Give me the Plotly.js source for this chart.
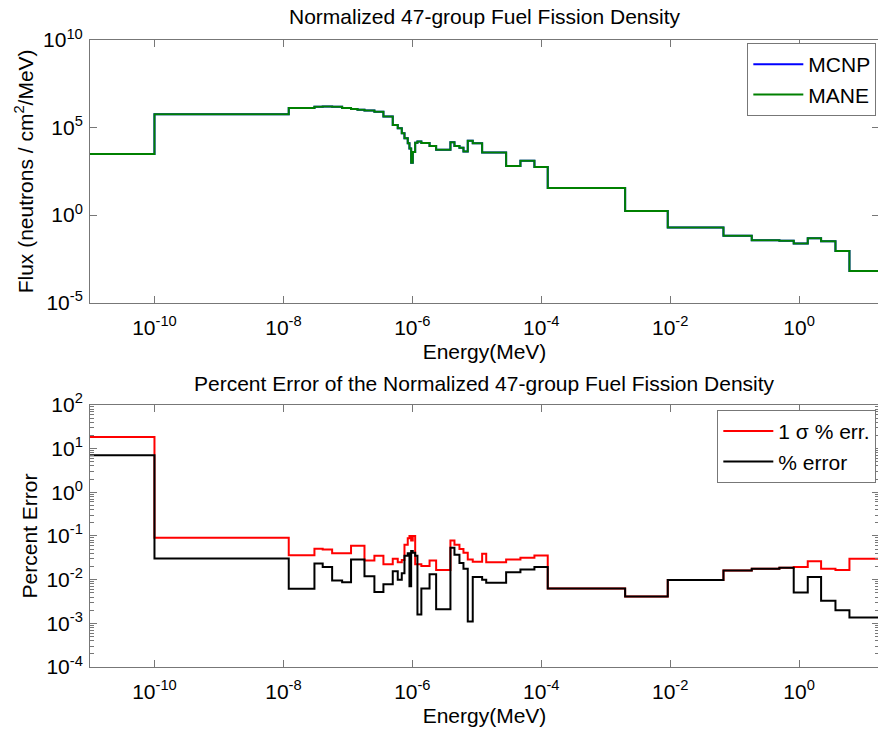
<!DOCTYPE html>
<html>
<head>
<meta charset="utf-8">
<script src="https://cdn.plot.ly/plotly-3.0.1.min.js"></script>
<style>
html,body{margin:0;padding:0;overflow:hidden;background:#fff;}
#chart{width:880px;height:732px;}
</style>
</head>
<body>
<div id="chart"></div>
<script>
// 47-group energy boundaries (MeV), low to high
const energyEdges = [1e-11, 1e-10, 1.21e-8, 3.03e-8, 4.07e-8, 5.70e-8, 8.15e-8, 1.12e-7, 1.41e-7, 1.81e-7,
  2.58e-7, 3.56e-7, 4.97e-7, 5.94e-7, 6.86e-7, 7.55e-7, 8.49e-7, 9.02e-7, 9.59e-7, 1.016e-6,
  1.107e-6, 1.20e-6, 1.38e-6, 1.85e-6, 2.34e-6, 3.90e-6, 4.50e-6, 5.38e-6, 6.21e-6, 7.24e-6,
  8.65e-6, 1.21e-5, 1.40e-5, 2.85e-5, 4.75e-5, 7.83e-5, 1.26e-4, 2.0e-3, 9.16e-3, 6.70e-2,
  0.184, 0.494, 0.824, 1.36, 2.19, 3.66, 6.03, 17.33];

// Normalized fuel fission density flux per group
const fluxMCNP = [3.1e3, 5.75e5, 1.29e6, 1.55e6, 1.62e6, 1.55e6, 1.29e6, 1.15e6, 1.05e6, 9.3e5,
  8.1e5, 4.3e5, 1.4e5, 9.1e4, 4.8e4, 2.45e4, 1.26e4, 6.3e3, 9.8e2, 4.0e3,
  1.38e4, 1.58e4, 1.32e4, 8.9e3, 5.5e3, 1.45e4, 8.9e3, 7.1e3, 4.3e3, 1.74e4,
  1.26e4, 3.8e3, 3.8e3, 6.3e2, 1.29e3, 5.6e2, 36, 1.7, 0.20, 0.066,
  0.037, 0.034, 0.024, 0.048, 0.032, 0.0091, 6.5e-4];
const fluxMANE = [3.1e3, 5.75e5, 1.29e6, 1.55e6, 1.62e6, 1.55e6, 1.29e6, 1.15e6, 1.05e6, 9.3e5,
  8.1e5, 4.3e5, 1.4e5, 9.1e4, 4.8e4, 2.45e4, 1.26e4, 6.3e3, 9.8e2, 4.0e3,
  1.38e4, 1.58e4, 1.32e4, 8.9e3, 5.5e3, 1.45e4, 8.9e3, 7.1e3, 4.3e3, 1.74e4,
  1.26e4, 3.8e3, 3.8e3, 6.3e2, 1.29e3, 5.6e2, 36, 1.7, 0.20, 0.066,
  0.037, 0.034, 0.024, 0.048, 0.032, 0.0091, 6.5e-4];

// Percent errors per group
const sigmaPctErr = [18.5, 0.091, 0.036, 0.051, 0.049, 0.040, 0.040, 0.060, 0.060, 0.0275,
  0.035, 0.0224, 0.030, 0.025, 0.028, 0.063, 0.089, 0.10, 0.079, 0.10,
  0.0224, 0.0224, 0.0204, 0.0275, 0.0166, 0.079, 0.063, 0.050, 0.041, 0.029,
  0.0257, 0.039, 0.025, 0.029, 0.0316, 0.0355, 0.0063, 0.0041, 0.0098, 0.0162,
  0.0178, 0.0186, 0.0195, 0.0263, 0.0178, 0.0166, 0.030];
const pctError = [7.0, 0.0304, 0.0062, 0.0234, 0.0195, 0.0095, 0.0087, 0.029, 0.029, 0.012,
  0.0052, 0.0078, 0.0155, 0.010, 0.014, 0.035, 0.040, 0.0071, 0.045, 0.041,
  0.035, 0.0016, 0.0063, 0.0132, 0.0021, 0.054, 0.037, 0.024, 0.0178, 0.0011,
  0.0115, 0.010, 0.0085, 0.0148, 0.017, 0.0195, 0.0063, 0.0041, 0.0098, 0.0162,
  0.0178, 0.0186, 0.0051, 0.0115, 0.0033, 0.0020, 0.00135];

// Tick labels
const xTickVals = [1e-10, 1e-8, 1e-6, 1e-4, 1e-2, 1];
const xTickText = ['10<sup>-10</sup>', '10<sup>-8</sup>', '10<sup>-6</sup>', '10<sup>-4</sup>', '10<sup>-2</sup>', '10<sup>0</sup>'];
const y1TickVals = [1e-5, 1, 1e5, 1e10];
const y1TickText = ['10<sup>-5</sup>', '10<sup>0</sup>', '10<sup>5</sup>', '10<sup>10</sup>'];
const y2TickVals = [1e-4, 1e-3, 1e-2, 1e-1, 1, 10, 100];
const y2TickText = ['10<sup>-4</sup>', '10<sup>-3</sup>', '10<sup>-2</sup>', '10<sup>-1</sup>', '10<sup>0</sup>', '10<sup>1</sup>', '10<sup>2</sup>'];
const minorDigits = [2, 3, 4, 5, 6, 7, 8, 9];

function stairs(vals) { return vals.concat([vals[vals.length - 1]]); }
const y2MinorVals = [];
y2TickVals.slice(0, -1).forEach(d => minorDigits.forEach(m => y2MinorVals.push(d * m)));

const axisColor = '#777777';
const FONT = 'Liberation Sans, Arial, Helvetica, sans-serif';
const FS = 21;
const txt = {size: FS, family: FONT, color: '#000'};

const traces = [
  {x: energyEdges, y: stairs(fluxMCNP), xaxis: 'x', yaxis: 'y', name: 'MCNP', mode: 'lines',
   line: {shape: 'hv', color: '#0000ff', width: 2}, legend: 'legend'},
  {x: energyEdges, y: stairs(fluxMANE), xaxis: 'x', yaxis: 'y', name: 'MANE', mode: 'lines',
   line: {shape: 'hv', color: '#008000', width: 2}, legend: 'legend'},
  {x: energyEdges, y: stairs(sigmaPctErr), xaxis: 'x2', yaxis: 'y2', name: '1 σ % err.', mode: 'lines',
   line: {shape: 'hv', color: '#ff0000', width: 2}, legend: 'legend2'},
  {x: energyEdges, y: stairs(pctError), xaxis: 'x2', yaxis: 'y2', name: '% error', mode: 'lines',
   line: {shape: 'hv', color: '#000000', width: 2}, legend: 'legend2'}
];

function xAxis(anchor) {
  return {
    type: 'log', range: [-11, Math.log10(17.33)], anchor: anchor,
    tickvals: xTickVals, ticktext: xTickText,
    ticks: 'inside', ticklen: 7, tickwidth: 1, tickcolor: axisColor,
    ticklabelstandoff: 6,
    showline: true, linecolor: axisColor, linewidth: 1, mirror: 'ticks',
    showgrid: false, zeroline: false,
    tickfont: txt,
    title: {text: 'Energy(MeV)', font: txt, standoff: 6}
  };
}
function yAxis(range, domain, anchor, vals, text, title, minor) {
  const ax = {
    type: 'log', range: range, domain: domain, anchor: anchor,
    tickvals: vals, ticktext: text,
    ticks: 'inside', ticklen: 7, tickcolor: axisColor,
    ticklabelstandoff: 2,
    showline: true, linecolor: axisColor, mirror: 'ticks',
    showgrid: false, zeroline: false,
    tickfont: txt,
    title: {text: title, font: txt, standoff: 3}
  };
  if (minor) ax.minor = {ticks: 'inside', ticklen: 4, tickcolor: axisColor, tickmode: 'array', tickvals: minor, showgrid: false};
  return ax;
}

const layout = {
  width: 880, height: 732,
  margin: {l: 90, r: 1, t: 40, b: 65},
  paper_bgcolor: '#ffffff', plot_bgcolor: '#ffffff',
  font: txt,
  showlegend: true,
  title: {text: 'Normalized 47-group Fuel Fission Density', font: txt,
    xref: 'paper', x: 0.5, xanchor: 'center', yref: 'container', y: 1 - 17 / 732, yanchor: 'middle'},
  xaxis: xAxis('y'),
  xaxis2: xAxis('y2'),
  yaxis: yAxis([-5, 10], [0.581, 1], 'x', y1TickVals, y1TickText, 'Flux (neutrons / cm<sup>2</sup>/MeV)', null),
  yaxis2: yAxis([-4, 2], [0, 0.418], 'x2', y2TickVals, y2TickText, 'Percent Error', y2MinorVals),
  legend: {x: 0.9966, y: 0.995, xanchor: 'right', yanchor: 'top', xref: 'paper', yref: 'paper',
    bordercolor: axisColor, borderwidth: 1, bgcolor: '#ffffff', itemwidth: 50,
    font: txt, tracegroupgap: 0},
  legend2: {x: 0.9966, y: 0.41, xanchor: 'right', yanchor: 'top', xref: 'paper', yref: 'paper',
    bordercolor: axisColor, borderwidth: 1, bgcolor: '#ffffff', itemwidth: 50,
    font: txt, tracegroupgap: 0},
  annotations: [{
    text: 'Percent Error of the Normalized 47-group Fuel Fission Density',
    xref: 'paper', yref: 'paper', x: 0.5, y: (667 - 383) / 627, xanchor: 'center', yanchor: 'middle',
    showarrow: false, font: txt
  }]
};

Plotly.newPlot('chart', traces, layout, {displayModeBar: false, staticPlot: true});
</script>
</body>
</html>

—————

Write down every line from the opening of the listing to the line with "0.184, 0.494, 0.824, 1.36, 2.19, 3.66, 6.03, 17.33];", both included, and nothing else; the pictures are omitted.

*Reply:*
Give me the Plotly.js source for this chart.
<!DOCTYPE html>
<html>
<head>
<meta charset="utf-8">
<script src="https://cdn.plot.ly/plotly-3.0.1.min.js"></script>
<style>
html,body{margin:0;padding:0;overflow:hidden;background:#fff;}
#chart{width:880px;height:732px;}
</style>
</head>
<body>
<div id="chart"></div>
<script>
// 47-group energy boundaries (MeV), low to high
const energyEdges = [1e-11, 1e-10, 1.21e-8, 3.03e-8, 4.07e-8, 5.70e-8, 8.15e-8, 1.12e-7, 1.41e-7, 1.81e-7,
  2.58e-7, 3.56e-7, 4.97e-7, 5.94e-7, 6.86e-7, 7.55e-7, 8.49e-7, 9.02e-7, 9.59e-7, 1.016e-6,
  1.107e-6, 1.20e-6, 1.38e-6, 1.85e-6, 2.34e-6, 3.90e-6, 4.50e-6, 5.38e-6, 6.21e-6, 7.24e-6,
  8.65e-6, 1.21e-5, 1.40e-5, 2.85e-5, 4.75e-5, 7.83e-5, 1.26e-4, 2.0e-3, 9.16e-3, 6.70e-2,
  0.184, 0.494, 0.824, 1.36, 2.19, 3.66, 6.03, 17.33];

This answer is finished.